- _Problem statement_
Return all lines with the word "this" in them.

- _Records provided_

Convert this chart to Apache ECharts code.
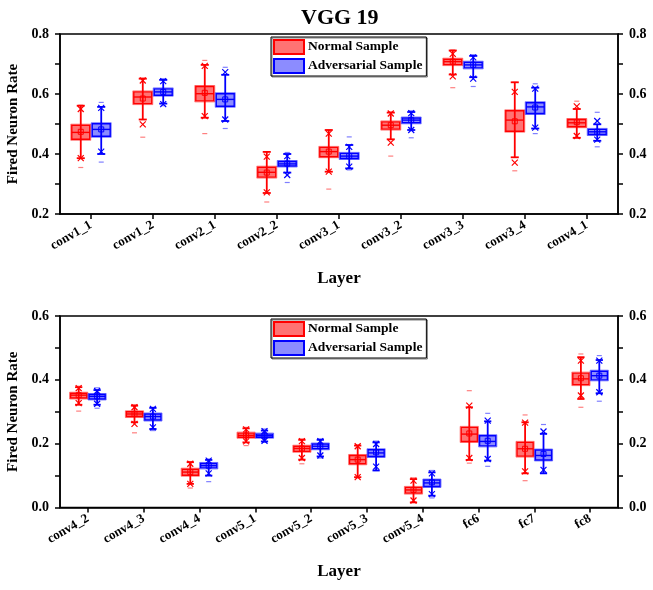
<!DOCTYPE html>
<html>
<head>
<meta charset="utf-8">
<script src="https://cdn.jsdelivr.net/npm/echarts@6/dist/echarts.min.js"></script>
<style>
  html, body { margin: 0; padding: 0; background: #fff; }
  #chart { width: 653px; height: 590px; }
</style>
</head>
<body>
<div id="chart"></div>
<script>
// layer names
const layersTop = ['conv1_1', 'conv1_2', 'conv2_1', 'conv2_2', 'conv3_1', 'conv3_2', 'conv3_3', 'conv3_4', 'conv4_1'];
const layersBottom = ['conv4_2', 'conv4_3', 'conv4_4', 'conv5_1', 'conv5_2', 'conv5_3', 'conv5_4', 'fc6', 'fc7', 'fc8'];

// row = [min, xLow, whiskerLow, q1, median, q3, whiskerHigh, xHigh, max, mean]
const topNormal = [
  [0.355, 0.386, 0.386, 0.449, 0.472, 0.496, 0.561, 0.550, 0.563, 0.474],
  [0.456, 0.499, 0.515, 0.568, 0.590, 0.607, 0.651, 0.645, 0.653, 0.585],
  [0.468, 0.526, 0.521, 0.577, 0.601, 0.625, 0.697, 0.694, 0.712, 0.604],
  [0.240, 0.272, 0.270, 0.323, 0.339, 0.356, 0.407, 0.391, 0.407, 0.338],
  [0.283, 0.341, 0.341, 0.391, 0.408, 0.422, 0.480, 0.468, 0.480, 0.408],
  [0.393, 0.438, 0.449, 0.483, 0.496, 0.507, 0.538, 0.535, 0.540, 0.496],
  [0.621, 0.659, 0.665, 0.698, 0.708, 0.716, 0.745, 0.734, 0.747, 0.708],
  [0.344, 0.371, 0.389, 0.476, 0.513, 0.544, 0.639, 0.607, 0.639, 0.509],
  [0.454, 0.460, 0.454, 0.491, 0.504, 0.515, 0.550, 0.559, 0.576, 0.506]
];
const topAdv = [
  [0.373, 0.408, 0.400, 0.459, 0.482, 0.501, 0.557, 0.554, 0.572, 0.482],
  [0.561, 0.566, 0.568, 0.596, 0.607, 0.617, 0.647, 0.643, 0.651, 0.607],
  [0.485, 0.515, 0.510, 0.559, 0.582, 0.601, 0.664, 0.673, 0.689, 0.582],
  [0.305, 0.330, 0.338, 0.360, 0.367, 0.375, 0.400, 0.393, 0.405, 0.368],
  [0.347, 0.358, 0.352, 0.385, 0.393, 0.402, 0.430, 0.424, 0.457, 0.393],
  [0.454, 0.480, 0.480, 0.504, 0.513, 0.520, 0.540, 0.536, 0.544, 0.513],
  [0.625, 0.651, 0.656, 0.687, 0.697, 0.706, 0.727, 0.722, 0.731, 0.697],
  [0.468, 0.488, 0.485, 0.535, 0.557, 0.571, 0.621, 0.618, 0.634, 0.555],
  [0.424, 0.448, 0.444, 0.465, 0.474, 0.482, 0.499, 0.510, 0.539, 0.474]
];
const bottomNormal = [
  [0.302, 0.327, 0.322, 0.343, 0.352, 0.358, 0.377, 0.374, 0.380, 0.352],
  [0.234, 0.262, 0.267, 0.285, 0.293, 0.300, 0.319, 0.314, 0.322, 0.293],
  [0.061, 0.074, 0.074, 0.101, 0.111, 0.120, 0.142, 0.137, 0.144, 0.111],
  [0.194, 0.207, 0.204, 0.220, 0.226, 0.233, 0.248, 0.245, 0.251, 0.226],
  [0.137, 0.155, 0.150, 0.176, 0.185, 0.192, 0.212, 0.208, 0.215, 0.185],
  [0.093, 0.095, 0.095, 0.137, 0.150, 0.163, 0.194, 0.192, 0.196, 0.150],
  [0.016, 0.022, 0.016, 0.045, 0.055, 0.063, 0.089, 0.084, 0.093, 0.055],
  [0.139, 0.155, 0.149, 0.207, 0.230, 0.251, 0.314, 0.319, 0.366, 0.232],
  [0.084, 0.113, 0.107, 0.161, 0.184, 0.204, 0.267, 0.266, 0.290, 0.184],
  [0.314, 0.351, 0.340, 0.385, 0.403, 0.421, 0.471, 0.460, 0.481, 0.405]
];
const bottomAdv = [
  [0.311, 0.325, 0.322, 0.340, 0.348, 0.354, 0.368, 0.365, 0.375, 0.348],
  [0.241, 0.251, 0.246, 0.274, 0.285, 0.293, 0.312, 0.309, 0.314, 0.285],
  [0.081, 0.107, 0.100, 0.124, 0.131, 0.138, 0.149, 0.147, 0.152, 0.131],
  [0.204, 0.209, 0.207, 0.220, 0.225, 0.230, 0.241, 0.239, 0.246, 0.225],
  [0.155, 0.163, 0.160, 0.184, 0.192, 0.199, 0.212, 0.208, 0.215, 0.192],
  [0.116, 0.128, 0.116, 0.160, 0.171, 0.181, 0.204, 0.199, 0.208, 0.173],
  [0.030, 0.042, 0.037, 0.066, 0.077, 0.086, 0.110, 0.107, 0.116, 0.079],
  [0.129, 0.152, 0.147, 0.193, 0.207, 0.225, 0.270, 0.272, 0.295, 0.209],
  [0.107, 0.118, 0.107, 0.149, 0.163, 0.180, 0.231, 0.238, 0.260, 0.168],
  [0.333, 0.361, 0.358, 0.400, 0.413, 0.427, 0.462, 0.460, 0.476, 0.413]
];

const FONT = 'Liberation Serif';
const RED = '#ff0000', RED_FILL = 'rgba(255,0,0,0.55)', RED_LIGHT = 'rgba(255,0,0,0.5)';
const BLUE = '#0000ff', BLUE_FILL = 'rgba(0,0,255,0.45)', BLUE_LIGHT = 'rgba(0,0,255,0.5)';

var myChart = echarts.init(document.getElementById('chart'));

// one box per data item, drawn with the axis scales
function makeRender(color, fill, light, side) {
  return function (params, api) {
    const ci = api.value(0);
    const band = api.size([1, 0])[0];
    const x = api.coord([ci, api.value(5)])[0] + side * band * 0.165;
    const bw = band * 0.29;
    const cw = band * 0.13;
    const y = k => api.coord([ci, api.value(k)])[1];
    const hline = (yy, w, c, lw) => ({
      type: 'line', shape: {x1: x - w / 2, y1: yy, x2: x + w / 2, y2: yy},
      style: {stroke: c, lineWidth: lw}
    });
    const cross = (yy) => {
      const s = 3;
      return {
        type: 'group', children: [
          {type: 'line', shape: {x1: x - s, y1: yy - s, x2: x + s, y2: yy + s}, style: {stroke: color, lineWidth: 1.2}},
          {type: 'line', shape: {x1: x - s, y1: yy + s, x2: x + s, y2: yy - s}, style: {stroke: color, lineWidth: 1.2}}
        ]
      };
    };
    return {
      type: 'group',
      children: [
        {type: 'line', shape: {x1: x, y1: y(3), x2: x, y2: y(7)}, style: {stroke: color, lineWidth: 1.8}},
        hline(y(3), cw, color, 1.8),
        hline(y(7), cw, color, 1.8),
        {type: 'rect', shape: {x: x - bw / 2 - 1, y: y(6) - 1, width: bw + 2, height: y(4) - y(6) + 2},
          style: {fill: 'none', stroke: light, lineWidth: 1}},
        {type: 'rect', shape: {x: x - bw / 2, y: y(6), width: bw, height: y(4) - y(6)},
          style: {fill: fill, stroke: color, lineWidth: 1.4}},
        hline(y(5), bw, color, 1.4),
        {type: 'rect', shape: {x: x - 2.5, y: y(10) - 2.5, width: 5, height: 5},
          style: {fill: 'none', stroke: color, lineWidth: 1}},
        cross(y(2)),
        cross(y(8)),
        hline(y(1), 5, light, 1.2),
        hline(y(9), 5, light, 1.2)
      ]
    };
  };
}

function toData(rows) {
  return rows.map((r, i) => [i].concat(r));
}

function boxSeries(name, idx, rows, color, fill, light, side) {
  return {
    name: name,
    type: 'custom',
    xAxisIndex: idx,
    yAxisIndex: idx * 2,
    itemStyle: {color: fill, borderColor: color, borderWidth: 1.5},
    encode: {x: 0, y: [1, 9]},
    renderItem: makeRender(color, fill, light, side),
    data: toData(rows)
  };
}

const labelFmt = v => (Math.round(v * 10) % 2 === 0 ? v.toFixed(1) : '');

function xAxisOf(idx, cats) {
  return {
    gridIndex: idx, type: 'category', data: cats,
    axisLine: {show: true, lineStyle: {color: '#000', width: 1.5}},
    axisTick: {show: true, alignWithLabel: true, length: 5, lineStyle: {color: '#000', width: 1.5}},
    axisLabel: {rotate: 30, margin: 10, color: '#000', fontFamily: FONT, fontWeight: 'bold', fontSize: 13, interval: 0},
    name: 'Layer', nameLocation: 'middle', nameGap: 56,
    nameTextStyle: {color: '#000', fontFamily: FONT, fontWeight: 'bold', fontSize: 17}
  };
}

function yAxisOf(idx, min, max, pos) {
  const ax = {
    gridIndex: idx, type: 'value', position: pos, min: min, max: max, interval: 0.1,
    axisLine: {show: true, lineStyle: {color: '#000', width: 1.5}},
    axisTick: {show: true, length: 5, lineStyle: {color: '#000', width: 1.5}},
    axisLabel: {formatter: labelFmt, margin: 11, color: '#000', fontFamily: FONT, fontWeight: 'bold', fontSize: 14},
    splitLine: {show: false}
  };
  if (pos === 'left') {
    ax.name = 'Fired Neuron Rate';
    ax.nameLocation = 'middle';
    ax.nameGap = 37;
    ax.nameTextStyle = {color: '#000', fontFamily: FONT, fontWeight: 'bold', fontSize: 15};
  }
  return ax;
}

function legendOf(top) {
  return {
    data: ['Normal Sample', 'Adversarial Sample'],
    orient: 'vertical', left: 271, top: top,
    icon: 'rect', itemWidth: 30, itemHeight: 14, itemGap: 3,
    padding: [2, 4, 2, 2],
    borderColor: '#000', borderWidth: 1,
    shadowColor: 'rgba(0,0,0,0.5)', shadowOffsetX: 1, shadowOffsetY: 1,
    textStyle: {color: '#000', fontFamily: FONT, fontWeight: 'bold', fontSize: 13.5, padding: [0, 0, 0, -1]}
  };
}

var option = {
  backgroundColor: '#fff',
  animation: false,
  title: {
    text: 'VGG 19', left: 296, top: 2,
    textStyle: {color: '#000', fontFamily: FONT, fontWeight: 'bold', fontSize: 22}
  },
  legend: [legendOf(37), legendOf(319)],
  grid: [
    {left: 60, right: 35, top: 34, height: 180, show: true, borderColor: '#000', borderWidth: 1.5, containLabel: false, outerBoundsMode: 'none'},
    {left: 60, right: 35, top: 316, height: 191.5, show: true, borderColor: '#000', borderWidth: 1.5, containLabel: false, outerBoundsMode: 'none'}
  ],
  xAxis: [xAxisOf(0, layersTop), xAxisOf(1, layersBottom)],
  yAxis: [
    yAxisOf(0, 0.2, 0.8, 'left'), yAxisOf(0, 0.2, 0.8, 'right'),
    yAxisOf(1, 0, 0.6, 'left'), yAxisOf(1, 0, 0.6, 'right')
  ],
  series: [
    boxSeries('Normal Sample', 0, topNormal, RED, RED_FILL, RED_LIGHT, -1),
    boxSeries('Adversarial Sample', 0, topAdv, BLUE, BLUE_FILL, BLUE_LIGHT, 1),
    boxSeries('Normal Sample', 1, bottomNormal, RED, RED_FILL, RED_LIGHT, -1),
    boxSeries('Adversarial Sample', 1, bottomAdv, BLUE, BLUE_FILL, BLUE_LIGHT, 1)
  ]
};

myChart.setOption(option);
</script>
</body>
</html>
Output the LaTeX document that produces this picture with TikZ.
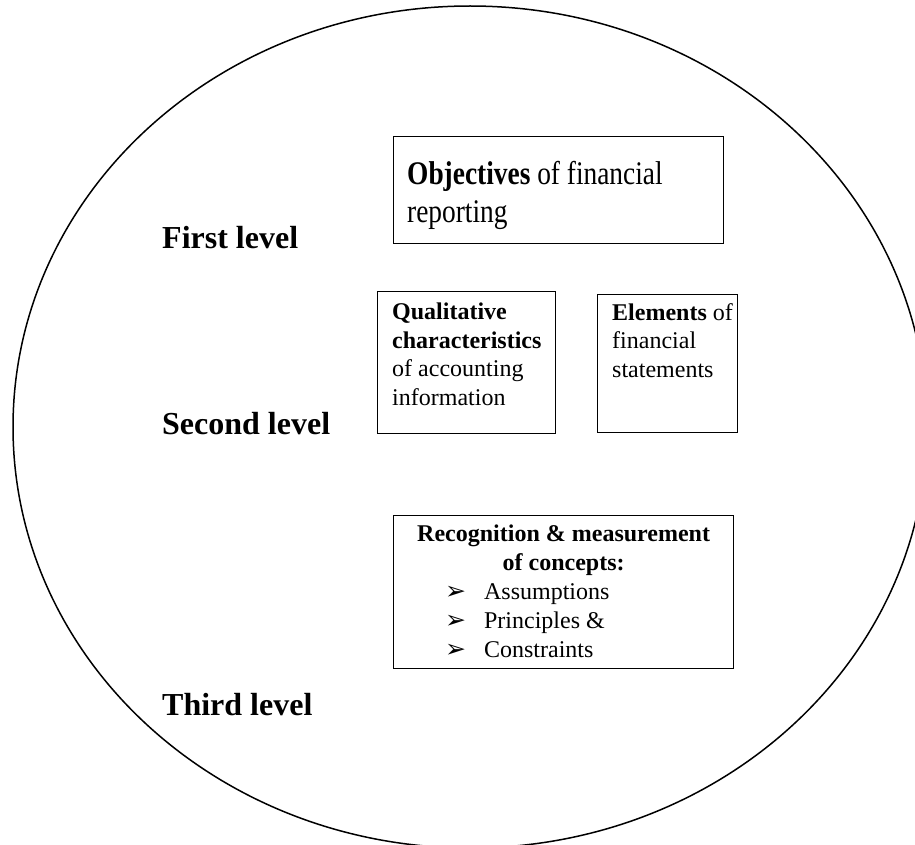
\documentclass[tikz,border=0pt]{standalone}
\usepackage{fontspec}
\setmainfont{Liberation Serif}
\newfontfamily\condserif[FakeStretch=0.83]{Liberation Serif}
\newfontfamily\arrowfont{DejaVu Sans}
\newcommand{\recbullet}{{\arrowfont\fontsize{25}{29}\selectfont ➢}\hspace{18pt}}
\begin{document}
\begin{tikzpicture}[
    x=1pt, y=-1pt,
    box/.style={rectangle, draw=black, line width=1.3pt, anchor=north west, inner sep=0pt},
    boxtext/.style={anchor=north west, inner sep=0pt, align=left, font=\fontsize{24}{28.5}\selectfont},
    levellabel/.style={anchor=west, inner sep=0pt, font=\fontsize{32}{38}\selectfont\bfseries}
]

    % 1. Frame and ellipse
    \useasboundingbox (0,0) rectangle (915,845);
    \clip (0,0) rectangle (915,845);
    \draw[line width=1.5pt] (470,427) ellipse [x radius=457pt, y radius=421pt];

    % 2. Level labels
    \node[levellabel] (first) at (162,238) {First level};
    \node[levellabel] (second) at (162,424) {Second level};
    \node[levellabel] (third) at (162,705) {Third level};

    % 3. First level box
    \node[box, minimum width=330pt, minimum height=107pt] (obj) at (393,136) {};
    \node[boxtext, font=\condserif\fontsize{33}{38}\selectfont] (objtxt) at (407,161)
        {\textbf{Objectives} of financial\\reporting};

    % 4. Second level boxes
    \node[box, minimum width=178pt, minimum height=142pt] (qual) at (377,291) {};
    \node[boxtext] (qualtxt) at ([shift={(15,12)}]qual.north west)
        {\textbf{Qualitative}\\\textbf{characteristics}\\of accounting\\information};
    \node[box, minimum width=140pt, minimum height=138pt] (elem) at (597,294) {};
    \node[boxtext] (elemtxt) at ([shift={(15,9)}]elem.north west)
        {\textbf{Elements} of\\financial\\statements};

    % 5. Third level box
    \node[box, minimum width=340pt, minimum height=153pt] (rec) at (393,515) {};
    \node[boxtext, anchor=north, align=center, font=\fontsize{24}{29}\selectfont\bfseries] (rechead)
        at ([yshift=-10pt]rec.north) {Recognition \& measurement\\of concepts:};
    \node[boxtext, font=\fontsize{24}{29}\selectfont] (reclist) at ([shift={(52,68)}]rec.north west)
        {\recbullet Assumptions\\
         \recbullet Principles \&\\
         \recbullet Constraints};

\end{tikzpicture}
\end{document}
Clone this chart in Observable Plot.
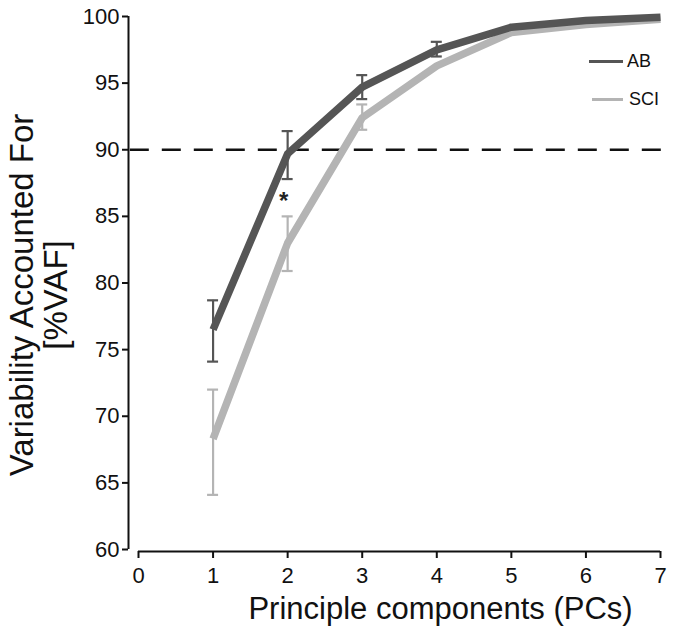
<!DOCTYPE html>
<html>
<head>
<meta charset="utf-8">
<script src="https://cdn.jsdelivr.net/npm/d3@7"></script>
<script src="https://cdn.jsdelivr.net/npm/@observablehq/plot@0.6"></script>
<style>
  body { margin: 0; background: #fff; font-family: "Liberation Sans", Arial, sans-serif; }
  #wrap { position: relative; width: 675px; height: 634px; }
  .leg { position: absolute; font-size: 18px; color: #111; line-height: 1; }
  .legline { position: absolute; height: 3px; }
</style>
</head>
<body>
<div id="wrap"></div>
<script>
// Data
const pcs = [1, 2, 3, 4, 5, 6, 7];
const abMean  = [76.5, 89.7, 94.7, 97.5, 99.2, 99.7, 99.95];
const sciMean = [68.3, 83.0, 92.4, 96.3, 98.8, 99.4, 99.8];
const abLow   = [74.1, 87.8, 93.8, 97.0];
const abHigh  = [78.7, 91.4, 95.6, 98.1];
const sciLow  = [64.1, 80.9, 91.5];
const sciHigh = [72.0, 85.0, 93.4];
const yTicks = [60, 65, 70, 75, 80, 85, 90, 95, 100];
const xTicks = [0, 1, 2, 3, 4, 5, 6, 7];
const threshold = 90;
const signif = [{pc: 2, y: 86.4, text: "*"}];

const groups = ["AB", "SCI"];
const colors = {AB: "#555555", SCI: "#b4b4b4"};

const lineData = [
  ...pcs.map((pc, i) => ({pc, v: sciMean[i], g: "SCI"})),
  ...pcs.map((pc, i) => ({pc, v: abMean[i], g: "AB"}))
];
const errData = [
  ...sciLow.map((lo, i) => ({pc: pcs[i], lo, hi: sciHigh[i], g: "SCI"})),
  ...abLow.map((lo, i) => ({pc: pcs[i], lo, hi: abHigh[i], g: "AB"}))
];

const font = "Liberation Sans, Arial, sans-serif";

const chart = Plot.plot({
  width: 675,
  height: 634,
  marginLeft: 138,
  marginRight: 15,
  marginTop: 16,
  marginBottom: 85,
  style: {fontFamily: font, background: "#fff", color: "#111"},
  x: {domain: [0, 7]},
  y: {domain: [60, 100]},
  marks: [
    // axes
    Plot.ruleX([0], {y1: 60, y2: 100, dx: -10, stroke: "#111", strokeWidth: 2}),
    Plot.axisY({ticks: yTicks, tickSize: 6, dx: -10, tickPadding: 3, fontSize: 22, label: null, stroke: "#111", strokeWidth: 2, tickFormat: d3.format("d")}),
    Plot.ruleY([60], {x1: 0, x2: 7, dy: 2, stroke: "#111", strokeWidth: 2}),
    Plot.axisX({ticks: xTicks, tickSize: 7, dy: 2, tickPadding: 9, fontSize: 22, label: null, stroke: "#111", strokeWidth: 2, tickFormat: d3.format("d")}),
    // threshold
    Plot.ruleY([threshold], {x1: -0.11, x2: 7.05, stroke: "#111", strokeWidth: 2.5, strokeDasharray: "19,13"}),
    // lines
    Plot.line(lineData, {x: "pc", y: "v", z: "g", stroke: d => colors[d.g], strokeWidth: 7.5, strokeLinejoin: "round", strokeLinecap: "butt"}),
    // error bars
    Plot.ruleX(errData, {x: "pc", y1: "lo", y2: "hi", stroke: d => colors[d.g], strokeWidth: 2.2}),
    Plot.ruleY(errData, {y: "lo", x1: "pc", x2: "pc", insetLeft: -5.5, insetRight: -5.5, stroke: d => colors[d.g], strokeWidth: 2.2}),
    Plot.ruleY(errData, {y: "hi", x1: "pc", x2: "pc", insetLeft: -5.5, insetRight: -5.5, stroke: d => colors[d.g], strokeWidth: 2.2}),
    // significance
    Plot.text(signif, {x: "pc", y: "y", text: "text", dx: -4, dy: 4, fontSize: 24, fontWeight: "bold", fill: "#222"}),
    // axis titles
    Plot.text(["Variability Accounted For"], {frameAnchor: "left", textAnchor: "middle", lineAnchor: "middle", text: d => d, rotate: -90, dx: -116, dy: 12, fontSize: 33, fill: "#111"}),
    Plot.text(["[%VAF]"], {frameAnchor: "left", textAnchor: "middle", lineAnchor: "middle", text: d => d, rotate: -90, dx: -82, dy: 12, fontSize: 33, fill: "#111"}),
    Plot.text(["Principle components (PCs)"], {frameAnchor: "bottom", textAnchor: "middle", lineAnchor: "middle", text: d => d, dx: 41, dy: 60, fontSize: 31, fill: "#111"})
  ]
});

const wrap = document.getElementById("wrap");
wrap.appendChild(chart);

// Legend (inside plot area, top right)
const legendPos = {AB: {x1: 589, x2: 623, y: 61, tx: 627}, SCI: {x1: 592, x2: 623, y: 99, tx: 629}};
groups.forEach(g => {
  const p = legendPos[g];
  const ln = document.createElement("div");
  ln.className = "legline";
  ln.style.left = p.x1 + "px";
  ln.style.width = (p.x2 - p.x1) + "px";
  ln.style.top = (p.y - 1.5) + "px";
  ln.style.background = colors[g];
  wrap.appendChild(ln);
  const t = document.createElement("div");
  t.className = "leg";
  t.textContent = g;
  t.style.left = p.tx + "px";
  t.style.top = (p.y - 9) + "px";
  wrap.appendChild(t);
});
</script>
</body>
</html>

- _Written solution_
Convert this chart to Apache ECharts code.
Output the LaTeX document that produces this picture with TikZ.
Clone this chart in Observable Plot.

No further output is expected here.